Word for word, copy all the data and drop the pictures.

_Data segment:_
▬▬▬
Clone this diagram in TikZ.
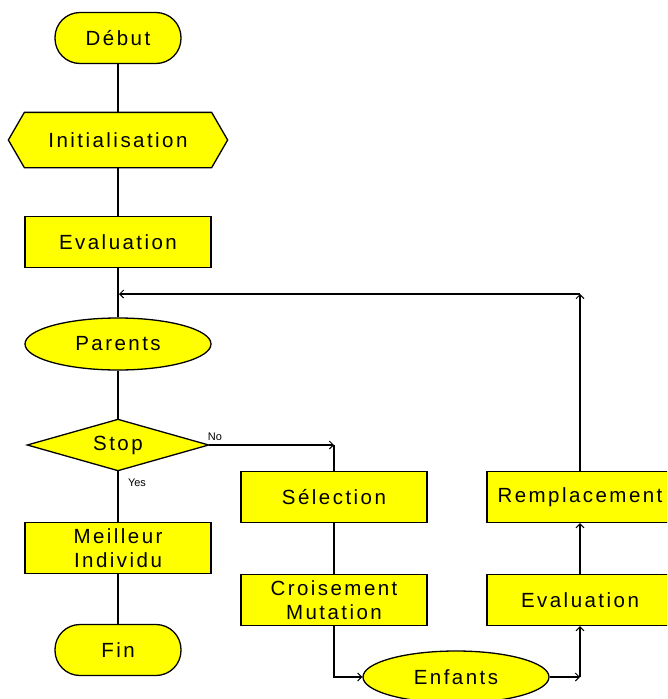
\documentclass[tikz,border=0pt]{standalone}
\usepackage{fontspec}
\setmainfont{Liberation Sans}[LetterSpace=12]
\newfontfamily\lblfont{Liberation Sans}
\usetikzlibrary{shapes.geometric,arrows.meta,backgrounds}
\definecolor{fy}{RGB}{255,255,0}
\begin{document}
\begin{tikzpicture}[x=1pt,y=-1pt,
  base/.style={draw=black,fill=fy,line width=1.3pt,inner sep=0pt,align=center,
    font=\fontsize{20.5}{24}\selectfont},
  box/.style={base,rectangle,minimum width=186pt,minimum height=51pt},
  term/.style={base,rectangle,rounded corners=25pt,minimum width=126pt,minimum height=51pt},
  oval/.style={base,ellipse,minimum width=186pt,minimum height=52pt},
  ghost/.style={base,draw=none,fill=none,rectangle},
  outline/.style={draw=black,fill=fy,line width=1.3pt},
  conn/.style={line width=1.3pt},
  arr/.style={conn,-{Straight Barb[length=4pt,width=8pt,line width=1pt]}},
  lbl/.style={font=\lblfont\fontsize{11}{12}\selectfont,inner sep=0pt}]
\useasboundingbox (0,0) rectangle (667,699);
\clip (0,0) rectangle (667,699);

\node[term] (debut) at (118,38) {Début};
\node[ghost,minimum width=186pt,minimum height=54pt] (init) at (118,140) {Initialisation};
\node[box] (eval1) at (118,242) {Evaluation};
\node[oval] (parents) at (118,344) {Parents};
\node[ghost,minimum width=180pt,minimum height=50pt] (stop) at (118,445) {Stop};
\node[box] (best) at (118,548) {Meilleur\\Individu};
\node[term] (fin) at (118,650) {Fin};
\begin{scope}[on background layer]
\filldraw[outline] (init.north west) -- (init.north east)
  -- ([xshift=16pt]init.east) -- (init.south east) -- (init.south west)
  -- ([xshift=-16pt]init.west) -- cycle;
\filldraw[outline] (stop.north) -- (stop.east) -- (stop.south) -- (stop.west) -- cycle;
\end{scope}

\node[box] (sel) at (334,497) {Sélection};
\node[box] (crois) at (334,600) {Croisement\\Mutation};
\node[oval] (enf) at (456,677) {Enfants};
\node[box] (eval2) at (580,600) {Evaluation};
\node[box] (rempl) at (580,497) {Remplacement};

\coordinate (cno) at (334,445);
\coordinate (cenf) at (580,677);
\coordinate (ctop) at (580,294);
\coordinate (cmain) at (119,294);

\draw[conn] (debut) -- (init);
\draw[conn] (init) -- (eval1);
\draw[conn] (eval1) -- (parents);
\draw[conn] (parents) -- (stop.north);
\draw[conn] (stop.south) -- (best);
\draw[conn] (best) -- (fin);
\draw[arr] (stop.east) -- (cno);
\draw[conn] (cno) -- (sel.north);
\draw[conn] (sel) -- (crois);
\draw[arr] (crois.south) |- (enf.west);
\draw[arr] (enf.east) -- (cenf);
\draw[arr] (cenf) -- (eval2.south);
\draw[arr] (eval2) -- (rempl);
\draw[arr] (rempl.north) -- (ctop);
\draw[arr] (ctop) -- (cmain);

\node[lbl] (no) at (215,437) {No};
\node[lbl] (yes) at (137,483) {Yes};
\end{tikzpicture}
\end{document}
▬▬▬
_Completed task:_
Clone this diagram in TikZ.
\documentclass[tikz,border=0pt]{standalone}
\usepackage{fontspec}
\setmainfont{Liberation Sans}[LetterSpace=12]
\newfontfamily\lblfont{Liberation Sans}
\usetikzlibrary{shapes.geometric,arrows.meta,backgrounds}
\definecolor{fy}{RGB}{255,255,0}
\begin{document}
\begin{tikzpicture}[x=1pt,y=-1pt,
  base/.style={draw=black,fill=fy,line width=1.3pt,inner sep=0pt,align=center,
    font=\fontsize{20.5}{24}\selectfont},
  box/.style={base,rectangle,minimum width=186pt,minimum height=51pt},
  term/.style={base,rectangle,rounded corners=25pt,minimum width=126pt,minimum height=51pt},
  oval/.style={base,ellipse,minimum width=186pt,minimum height=52pt},
  ghost/.style={base,draw=none,fill=none,rectangle},
  outline/.style={draw=black,fill=fy,line width=1.3pt},
  conn/.style={line width=1.3pt},
  arr/.style={conn,-{Straight Barb[length=4pt,width=8pt,line width=1pt]}},
  lbl/.style={font=\lblfont\fontsize{11}{12}\selectfont,inner sep=0pt}]
\useasboundingbox (0,0) rectangle (667,699);
\clip (0,0) rectangle (667,699);

\node[term] (debut) at (118,38) {Début};
\node[ghost,minimum width=186pt,minimum height=54pt] (init) at (118,140) {Initialisation};
\node[box] (eval1) at (118,242) {Evaluation};
\node[oval] (parents) at (118,344) {Parents};
\node[ghost,minimum width=180pt,minimum height=50pt] (stop) at (118,445) {Stop};
\node[box] (best) at (118,548) {Meilleur\\Individu};
\node[term] (fin) at (118,650) {Fin};
\begin{scope}[on background layer]
\filldraw[outline] (init.north west) -- (init.north east)
  -- ([xshift=16pt]init.east) -- (init.south east) -- (init.south west)
  -- ([xshift=-16pt]init.west) -- cycle;
\filldraw[outline] (stop.north) -- (stop.east) -- (stop.south) -- (stop.west) -- cycle;
\end{scope}

\node[box] (sel) at (334,497) {Sélection};
\node[box] (crois) at (334,600) {Croisement\\Mutation};
\node[oval] (enf) at (456,677) {Enfants};
\node[box] (eval2) at (580,600) {Evaluation};
\node[box] (rempl) at (580,497) {Remplacement};

\coordinate (cno) at (334,445);
\coordinate (cenf) at (580,677);
\coordinate (ctop) at (580,294);
\coordinate (cmain) at (119,294);

\draw[conn] (debut) -- (init);
\draw[conn] (init) -- (eval1);
\draw[conn] (eval1) -- (parents);
\draw[conn] (parents) -- (stop.north);
\draw[conn] (stop.south) -- (best);
\draw[conn] (best) -- (fin);
\draw[arr] (stop.east) -- (cno);
\draw[conn] (cno) -- (sel.north);
\draw[conn] (sel) -- (crois);
\draw[arr] (crois.south) |- (enf.west);
\draw[arr] (enf.east) -- (cenf);
\draw[arr] (cenf) -- (eval2.south);
\draw[arr] (eval2) -- (rempl);
\draw[arr] (rempl.north) -- (ctop);
\draw[arr] (ctop) -- (cmain);

\node[lbl] (no) at (215,437) {No};
\node[lbl] (yes) at (137,483) {Yes};
\end{tikzpicture}
\end{document}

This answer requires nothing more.